Il taglio dei parlamentari e quel rischio di diventare semplice propaganda

di Francesco Mazzocca
Foto Valerio Portelli/LaPresse 08-10-2019 Roma, Italia Flash Mob M5s per taglio Parlamentari Politica Nella Foto: Flash Mob M5s per taglio Parlamentari Photo Valerio Portelli/LaPresse 08 October 2019 Rome,Italy Flash Mob M5s Party Politics In the pic: Flash Mob M5s Party

La riduzione del numero dei parlamentari senza una corrispondente rivisitazione dei quorum per l’elezione di alcuni organi costituzionali, senza un’attenta attività di aggiornamento dei regolamenti parlamentari, e soprattutto, senza un’urgente e necessaria revisione dell’attuale legge elettorale è semplicemente un’operazione di demagogia, che trova terreno fertile in chi ormai è assuefatto agli slogan antisistema che regnano incontrastati da qualche anno.
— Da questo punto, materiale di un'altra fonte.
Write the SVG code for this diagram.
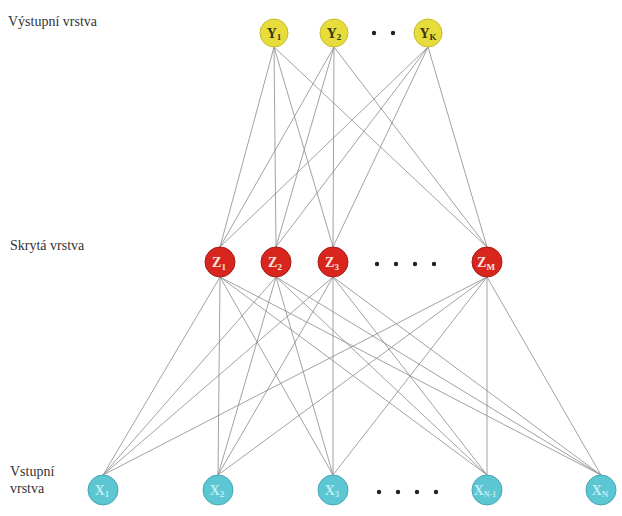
<svg xmlns="http://www.w3.org/2000/svg" width="622" height="516" viewBox="0 0 622 516">
<style>
text{font-family:"Liberation Serif","DejaVu Serif",serif}
.lbl{font-size:14px;fill:#333}
.c line{stroke:#8a8a8a;stroke-width:0.8}
.y circle{fill:#e6dc3c;stroke:#c8bc30;stroke-width:1}
.z circle{fill:#d8261e;stroke:#a81a14;stroke-width:1}
.x circle{fill:#5cc6d2;stroke:#46a8b4;stroke-width:1}
.nt{font-weight:bold;font-size:14px;text-anchor:middle}
.y .nt{fill:#3a3410}
.z .nt{fill:#fbe8e0}
.x .nt{fill:#bfeef2}
.dot{fill:#222}
</style>
<rect width="622" height="516" fill="#ffffff"/>
<text class="lbl" x="8" y="26" font-family="Liberation Serif, DejaVu Serif, serif">Výstupní vrstva</text>
<text class="lbl" x="10" y="250" font-family="Liberation Serif, DejaVu Serif, serif">Skrytá vrstva</text>
<text class="lbl" x="10" y="476" font-family="Liberation Serif, DejaVu Serif, serif">Vstupní</text>
<text class="lbl" x="10" y="493" font-family="Liberation Serif, DejaVu Serif, serif">vrstva</text>
<g id="connectors" class="c">
<line x1="274" y1="47" x2="220" y2="247"/>
<line x1="274" y1="47" x2="276" y2="247"/>
<line x1="274" y1="47" x2="333" y2="247"/>
<line x1="274" y1="47" x2="487" y2="247"/>
<line x1="334" y1="47" x2="220" y2="247"/>
<line x1="334" y1="47" x2="276" y2="247"/>
<line x1="334" y1="47" x2="333" y2="247"/>
<line x1="334" y1="47" x2="487" y2="247"/>
<line x1="428" y1="47" x2="220" y2="247"/>
<line x1="428" y1="47" x2="276" y2="247"/>
<line x1="428" y1="47" x2="333" y2="247"/>
<line x1="428" y1="47" x2="487" y2="247"/>
<line x1="220" y1="277" x2="103" y2="475"/>
<line x1="220" y1="277" x2="218" y2="475"/>
<line x1="220" y1="277" x2="333" y2="475"/>
<line x1="220" y1="277" x2="487" y2="475"/>
<line x1="220" y1="277" x2="601" y2="475"/>
<line x1="276" y1="277" x2="103" y2="475"/>
<line x1="276" y1="277" x2="218" y2="475"/>
<line x1="276" y1="277" x2="333" y2="475"/>
<line x1="276" y1="277" x2="487" y2="475"/>
<line x1="276" y1="277" x2="601" y2="475"/>
<line x1="333" y1="277" x2="103" y2="475"/>
<line x1="333" y1="277" x2="218" y2="475"/>
<line x1="333" y1="277" x2="333" y2="475"/>
<line x1="333" y1="277" x2="487" y2="475"/>
<line x1="333" y1="277" x2="601" y2="475"/>
<line x1="487" y1="277" x2="103" y2="475"/>
<line x1="487" y1="277" x2="218" y2="475"/>
<line x1="487" y1="277" x2="333" y2="475"/>
<line x1="487" y1="277" x2="487" y2="475"/>
<line x1="487" y1="277" x2="601" y2="475"/>
</g>
<g id="Y1" class="y"><circle cx="274" cy="33" r="14"/><text class="nt" x="274" y="38">Y<tspan font-size="9" dy="2">1</tspan></text></g>
<g id="Y2" class="y"><circle cx="334" cy="33" r="14"/><text class="nt" x="334" y="38">Y<tspan font-size="9" dy="2">2</tspan></text></g>
<g id="YK" class="y"><circle cx="428" cy="33" r="14"/><text class="nt" x="428" y="38">Y<tspan font-size="9" dy="2">K</tspan></text></g>
<g id="ydots"><circle class="dot" cx="374" cy="33" r="2.2"/><circle class="dot" cx="393" cy="33" r="2.2"/></g>
<g id="Z1" class="z"><circle cx="220" cy="262" r="15"/><text class="nt" x="219" y="267">Z<tspan font-size="9" dy="3">1</tspan></text></g>
<g id="Z2" class="z"><circle cx="276" cy="262" r="15"/><text class="nt" x="275" y="267">Z<tspan font-size="9" dy="3">2</tspan></text></g>
<g id="Z3" class="z"><circle cx="333" cy="262" r="15"/><text class="nt" x="332" y="267">Z<tspan font-size="9" dy="3">3</tspan></text></g>
<g id="ZM" class="z"><circle cx="487" cy="262" r="15"/><text class="nt" x="486" y="267">Z<tspan font-size="9" dy="3">M</tspan></text></g>
<g id="zdots"><circle class="dot" cx="377" cy="264" r="2.2"/><circle class="dot" cx="396" cy="264" r="2.2"/><circle class="dot" cx="415" cy="264" r="2.2"/><circle class="dot" cx="434" cy="264" r="2.2"/></g>
<g id="X1" class="x"><circle cx="103" cy="490" r="15"/><text class="nt" x="102" y="495">X<tspan font-size="9" dy="2">1</tspan></text></g>
<g id="X2" class="x"><circle cx="218" cy="490" r="15"/><text class="nt" x="217" y="495">X<tspan font-size="9" dy="2">2</tspan></text></g>
<g id="X3" class="x"><circle cx="333" cy="490" r="15"/><text class="nt" x="332" y="495">X<tspan font-size="9" dy="2">3</tspan></text></g>
<g id="XN1" class="x"><circle cx="487" cy="490" r="15"/><text class="nt" x="485" y="495">X<tspan font-size="8" dy="2">N-1</tspan></text></g>
<g id="XN" class="x"><circle cx="601" cy="490" r="15"/><text class="nt" x="600" y="495">X<tspan font-size="9" dy="2">N</tspan></text></g>
<g id="xdots"><circle class="dot" cx="379" cy="492" r="2.2"/><circle class="dot" cx="398" cy="492" r="2.2"/><circle class="dot" cx="417" cy="492" r="2.2"/><circle class="dot" cx="436" cy="492" r="2.2"/></g>
</svg>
Nulla a che vedere con la sistematica riforma costituzionale respinta con il referendum del 4 dicembre 2016, nella quale, pur prevalendo elementi che poco hanno convinto molti costituzionalisti (il no era giusto, a mio avviso), esisteva comunque un’impostazione organica che avrebbe permesso un coerente funzionamento dell’intero sistema costituzionale.

Ma oggi è semplice demagogia, e non stupisce che sia accolta con enorme giubilo dai più. D’altronde, è difficile tenere alta l’attenzione in chi è sceso in piazza al grido de “il mio voto conta“, in chi ritiene che sia giusto introdurre il vincolo di mandato, in chi ha sempre fatto riferimento a modelli che hanno ridotto la politica a una lotta contro il mostro chiamato “sistema” ma che, paradossalmente, hanno poi finito per sfruttare il sistema con alleanze di comodo, identificandosi con lo stesso.

Nessuno combatte contro i propri interessi, ne è un esempio la stessa legge elettorale: fino a quando non si raggiungerà un’intesa su un testo di legge capace di soddisfare in primis gli interessi dei partiti, la legge elettorale non si farà.

Rodotà, Zagrebelski, Gino Strada. Fino a quando il Movimento Cinque Stelle è rimasto all’opposizione, sembrava un partito illuminato, guidato da principi nobili a difesa della Costituzione e della sua integrità, come dimostrato nella battaglia per il referendum del 2016. Di contro, il Partito Democratico è stato il partito delle banche, della casta, e Renzi era stato definito l’uomo della deriva autoritaria.

Passato al governo, i ruoli si sono invertiti per almeno un anno e mezzo: il Movimento ha magicamente lasciato nel dimenticatoio tutti gli insegnamenti di libertà, onestà e difesa dei diritti, attraverso il silenzio sui provvedimenti anti migranti, i condoni approvati in serie, gli stravolgimenti della Costituzione, e riabilitando così il Partito Democratico, che solo apparentemente ha mostrato interesse e opposizione verso l’azione governativa gialloverde.
Oggi si ritrovano al governo, e il ruolo di spalla silente svolto dal Movimento Cinque Stelle nei confronti della Lega è passato dritto al Partito Democratico, a sua volta stampella dei grillini e complice del primo provvedimento monco di qualsiasi collegamento con il resto del sistema costituzionale. Senza dimenticare che resta in piedi l’obbrobrio giuridico dell’interruzione della prescrizione dopo il processo di primo grado, sul quale non c’è nemmeno da discutere.

Ma questa gloriosa assemblea che un tempo poteva contare sui grandi nomi del Costituzionalismo, o sui grandissimi della politica, oggi si è ridotta alle schermaglie sul ripieno dei tortellini, alle alternative agli assorbenti e ai deliri di onnipotenza con i drink di un qualsiasi sabato sera: lo specchio di un Paese ormai senza contenuti, la cui unica aspirazione è accaparrarsi una copia autografata del libro di qualche influencer.

Risparmiateci, però, l’ulteriore spettacolo indecoroso della raccolta delle firme per il referendum dopo aver votato sì.